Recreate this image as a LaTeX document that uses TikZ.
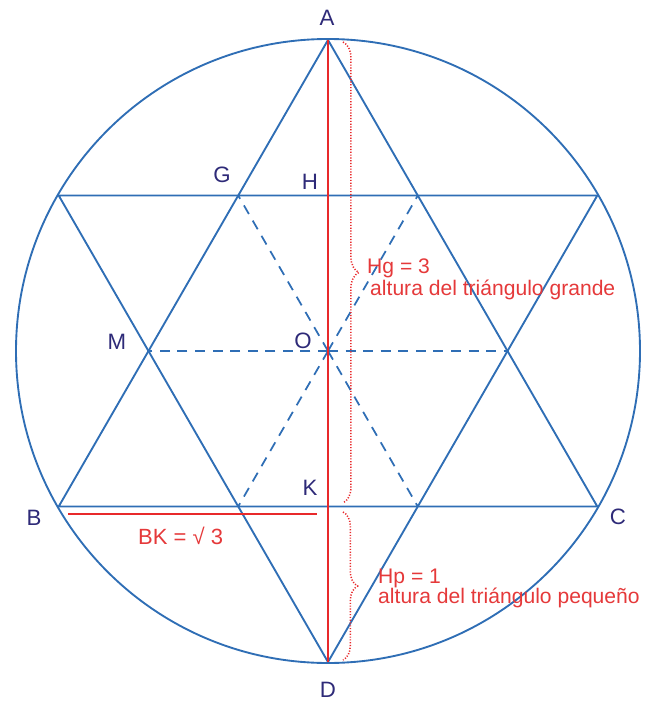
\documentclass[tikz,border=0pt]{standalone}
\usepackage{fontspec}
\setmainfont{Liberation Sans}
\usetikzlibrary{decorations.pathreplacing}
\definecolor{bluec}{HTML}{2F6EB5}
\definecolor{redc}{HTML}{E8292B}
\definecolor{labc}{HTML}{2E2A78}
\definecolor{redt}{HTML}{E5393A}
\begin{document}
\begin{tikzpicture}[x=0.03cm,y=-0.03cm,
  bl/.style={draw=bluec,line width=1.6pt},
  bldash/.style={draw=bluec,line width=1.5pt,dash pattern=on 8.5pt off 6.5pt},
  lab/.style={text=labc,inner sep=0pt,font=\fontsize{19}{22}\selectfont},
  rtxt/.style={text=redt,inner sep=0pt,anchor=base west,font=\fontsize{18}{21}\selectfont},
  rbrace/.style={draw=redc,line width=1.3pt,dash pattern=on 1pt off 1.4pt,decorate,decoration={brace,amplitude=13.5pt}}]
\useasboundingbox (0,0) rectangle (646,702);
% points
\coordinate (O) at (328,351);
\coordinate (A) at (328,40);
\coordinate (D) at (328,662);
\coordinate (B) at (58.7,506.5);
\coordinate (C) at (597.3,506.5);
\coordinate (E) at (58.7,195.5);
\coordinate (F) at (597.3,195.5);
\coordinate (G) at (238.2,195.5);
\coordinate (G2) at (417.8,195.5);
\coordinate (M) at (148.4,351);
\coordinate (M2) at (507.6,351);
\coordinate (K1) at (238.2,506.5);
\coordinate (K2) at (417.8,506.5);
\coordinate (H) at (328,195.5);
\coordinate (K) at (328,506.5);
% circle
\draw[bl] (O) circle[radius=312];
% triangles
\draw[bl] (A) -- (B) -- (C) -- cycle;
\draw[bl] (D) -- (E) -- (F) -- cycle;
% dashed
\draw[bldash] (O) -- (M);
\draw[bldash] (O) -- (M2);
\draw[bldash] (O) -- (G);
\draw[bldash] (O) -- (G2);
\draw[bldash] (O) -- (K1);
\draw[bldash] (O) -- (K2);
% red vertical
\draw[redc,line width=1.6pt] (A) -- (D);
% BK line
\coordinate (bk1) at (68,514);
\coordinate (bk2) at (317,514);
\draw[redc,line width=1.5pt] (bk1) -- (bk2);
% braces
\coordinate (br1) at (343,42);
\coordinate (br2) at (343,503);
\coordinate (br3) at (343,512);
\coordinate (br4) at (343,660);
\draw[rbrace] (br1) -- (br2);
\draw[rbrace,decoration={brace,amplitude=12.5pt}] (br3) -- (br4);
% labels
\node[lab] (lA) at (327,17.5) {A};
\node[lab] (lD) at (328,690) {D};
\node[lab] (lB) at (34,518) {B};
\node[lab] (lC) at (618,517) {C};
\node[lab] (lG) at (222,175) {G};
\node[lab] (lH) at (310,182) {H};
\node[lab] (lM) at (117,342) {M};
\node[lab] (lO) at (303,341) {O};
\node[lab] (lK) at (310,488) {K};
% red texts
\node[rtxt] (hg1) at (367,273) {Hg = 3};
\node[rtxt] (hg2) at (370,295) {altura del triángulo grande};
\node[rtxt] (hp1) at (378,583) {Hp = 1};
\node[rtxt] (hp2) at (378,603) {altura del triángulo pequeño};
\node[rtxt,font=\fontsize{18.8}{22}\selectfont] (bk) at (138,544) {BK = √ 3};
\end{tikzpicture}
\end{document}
──────────
= Required work =
Go through the listing above and write it out again exactly, dropping the pictures.

= Output =
Recreate this image as a LaTeX document that uses TikZ.
\documentclass[tikz,border=0pt]{standalone}
\usepackage{fontspec}
\setmainfont{Liberation Sans}
\usetikzlibrary{decorations.pathreplacing}
\definecolor{bluec}{HTML}{2F6EB5}
\definecolor{redc}{HTML}{E8292B}
\definecolor{labc}{HTML}{2E2A78}
\definecolor{redt}{HTML}{E5393A}
\begin{document}
\begin{tikzpicture}[x=0.03cm,y=-0.03cm,
  bl/.style={draw=bluec,line width=1.6pt},
  bldash/.style={draw=bluec,line width=1.5pt,dash pattern=on 8.5pt off 6.5pt},
  lab/.style={text=labc,inner sep=0pt,font=\fontsize{19}{22}\selectfont},
  rtxt/.style={text=redt,inner sep=0pt,anchor=base west,font=\fontsize{18}{21}\selectfont},
  rbrace/.style={draw=redc,line width=1.3pt,dash pattern=on 1pt off 1.4pt,decorate,decoration={brace,amplitude=13.5pt}}]
\useasboundingbox (0,0) rectangle (646,702);
% points
\coordinate (O) at (328,351);
\coordinate (A) at (328,40);
\coordinate (D) at (328,662);
\coordinate (B) at (58.7,506.5);
\coordinate (C) at (597.3,506.5);
\coordinate (E) at (58.7,195.5);
\coordinate (F) at (597.3,195.5);
\coordinate (G) at (238.2,195.5);
\coordinate (G2) at (417.8,195.5);
\coordinate (M) at (148.4,351);
\coordinate (M2) at (507.6,351);
\coordinate (K1) at (238.2,506.5);
\coordinate (K2) at (417.8,506.5);
\coordinate (H) at (328,195.5);
\coordinate (K) at (328,506.5);
% circle
\draw[bl] (O) circle[radius=312];
% triangles
\draw[bl] (A) -- (B) -- (C) -- cycle;
\draw[bl] (D) -- (E) -- (F) -- cycle;
% dashed
\draw[bldash] (O) -- (M);
\draw[bldash] (O) -- (M2);
\draw[bldash] (O) -- (G);
\draw[bldash] (O) -- (G2);
\draw[bldash] (O) -- (K1);
\draw[bldash] (O) -- (K2);
% red vertical
\draw[redc,line width=1.6pt] (A) -- (D);
% BK line
\coordinate (bk1) at (68,514);
\coordinate (bk2) at (317,514);
\draw[redc,line width=1.5pt] (bk1) -- (bk2);
% braces
\coordinate (br1) at (343,42);
\coordinate (br2) at (343,503);
\coordinate (br3) at (343,512);
\coordinate (br4) at (343,660);
\draw[rbrace] (br1) -- (br2);
\draw[rbrace,decoration={brace,amplitude=12.5pt}] (br3) -- (br4);
% labels
\node[lab] (lA) at (327,17.5) {A};
\node[lab] (lD) at (328,690) {D};
\node[lab] (lB) at (34,518) {B};
\node[lab] (lC) at (618,517) {C};
\node[lab] (lG) at (222,175) {G};
\node[lab] (lH) at (310,182) {H};
\node[lab] (lM) at (117,342) {M};
\node[lab] (lO) at (303,341) {O};
\node[lab] (lK) at (310,488) {K};
% red texts
\node[rtxt] (hg1) at (367,273) {Hg = 3};
\node[rtxt] (hg2) at (370,295) {altura del triángulo grande};
\node[rtxt] (hp1) at (378,583) {Hp = 1};
\node[rtxt] (hp2) at (378,603) {altura del triángulo pequeño};
\node[rtxt,font=\fontsize{18.8}{22}\selectfont] (bk) at (138,544) {BK = √ 3};
\end{tikzpicture}
\end{document}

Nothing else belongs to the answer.